9 私は使徒の中では最も小さい者であって、使徒と呼ばれる価値のない者です。なぜなら、私は神の教会を迫害したからです。
10 ところが、神の恵みによって、私は今の私になりました。そして、私に対するこの神の恵みは、むだにはならず、私はほかのすべての使徒たちよりも多く働きました。しかし、それは私ではなく、私にある神の恵みです。
11 そういうわけですから、私にせよ、ほかの人たちにせよ、私たちはこのように宣べ伝えているのであり、あなたがたはこのように信じたのです。
(新改訳第三版)
復活については、疑う人も多くいます。しかし、パウロはイエス・キリストの復活が真実であることを、多くの証人がいることによって証明しようとしています。

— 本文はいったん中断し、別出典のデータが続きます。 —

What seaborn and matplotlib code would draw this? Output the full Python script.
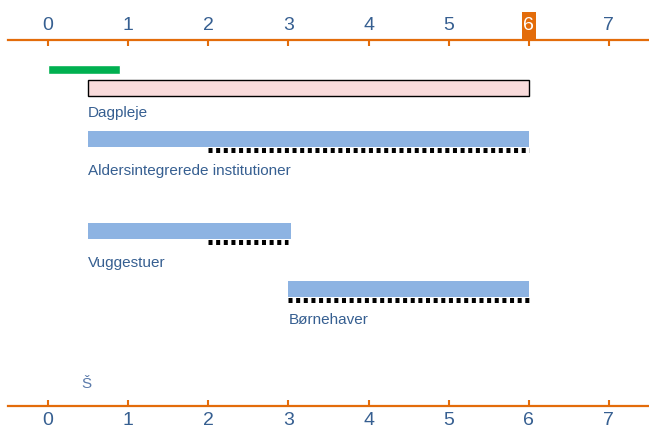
import matplotlib
matplotlib.use("Agg")
import matplotlib.pyplot as plt
import matplotlib.transforms as mtransforms
from matplotlib.patches import Rectangle
import seaborn as sns

# age ranges (years) per care type
care_types = ["Dagpleje", "Aldersintegrerede institutioner", "Vuggestuer", "Børnehaver"]
bar_start = [0.5, 0.5, 0.5, 3.0]
bar_end = [6.0, 6.0, 3.03, 6.0]
dash_start = [None, 2.0, 2.0, 3.0]
dash_end = [None, 6.0, 3.0, 6.0]
bar_colors = ["#F9DBDB", "#8DB3E2", "#8DB3E2", "#8DB3E2"]
label_x = [0.5, 0.5, 0.5, 3.0]
leave_start, leave_end = 0.0, 0.9
ticks = [0, 1, 2, 3, 4, 5, 6, 7]
highlight_tick = 6

# layout (pixel rows, axis runs top->bottom)
row_y = [88, 139, 231, 289]
label_y = [113, 171, 263, 320]

ORANGE = "#E36C0A"
TEXT = "#365F91"

sns.set_style("white")
plt.rcParams["font.family"] = ["Liberation Sans", "DejaVu Sans"]
plt.rcParams["lines.scale_dashes"] = False

fig = plt.figure(figsize=(6.49, 4.30), dpi=100)
ax = fig.add_axes([8 / 649, 24 / 430, 641 / 649, 366 / 430])
ax.set_xlim(-0.5, 7.5)
ax.set_ylim(406, 40)

# green bar at the top
ax.barh(69, leave_end - leave_start, left=leave_start, height=9, color="#00B050")

for i, name in enumerate(care_types):
    edge = "black" if i == 0 else "none"
    ax.barh(row_y[i], bar_end[i] - bar_start[i], left=bar_start[i], height=16,
            color=bar_colors[i], edgecolor=edge, linewidth=1)
    if dash_start[i] is not None:
        ax.hlines(row_y[i] + 11, dash_start[i], dash_end[i], colors="black",
                  linewidth=3.6, linestyles=(0, (2.9, 2.6)), capstyle="butt")
    ax.text(label_x[i], label_y[i], name, color=TEXT, fontsize=11, va="center", ha="left")

ax.text(0.42, 384, "Š", color="#5A7AAA", fontsize=11, va="center", ha="left")

for side in ["left", "right"]:
    ax.spines[side].set_visible(False)
for side in ["top", "bottom"]:
    ax.spines[side].set_color(ORANGE)
    ax.spines[side].set_linewidth(1.6)

ax.set_yticks([])
ax.set_xticks(ticks)
ax.set_xticklabels([str(t) for t in ticks])
ax.tick_params(axis="x", which="both", top=True, bottom=True, labeltop=True, labelbottom=True,
               direction="in", length=4.5, width=1.5, color=ORANGE,
               labelcolor=TEXT, labelsize=14, pad=4)

# orange marker behind the highlighted top tick label
trans = mtransforms.blended_transform_factory(ax.transData, ax.transAxes)
ax.add_patch(Rectangle((highlight_tick - 0.08, 1.0), 0.165, 0.076, transform=trans,
                       facecolor=ORANGE, edgecolor="none", clip_on=False, zorder=0.1))
for tick in ax.xaxis.get_major_ticks():
    if tick.get_loc() == highlight_tick:
        tick.label2.set_color("white")

fig.savefig("out.png", dpi=100)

そして、パウロ自身も復活のイエス・キリストに出会い、教会を迫害していたものであったにもかかわらず、イエス様がパウロを使徒として選んでくださり、福音を伝えるものにしてくださったことを説明しています。
教会では何を教えているのですか?と聞かれることがあります。一言で答えることはむずかしいのですが、一番大切な教えは何かと言われれば、福音であるということができます。
その福音が「キリストは、私たちの罪のために死なれたこと、また、葬られたこと、また、聖書に従って三日目によみがえられたこと」だということを覚えてください。そして、この事実を信じてください。そうすれば、だれでも信仰により、私たちのために十字架で命を捨ててくださったイエス・キリストの恵みにより救いを受けることができます。
教会に長く来ている人でも、自分は死んだら天国に行けるだろうかと心配している人がいるかもしれません。しかし、心配することはありません。ここで教えられている福音を信じるならだれでも救いに与ります。
信仰を持ってからも、神様の御心に従いたいと願っているのに、失敗ばかりすると思っていても、救いの約束は変わりません。たとえ失敗したとしても、その度に神様のもとに立ち返ってやり直してください。神様の愛は永遠に変わることがありません。救いの福音にしっかりと立って、平安と喜びをもってこれからの生涯も歩んでまいりましょう。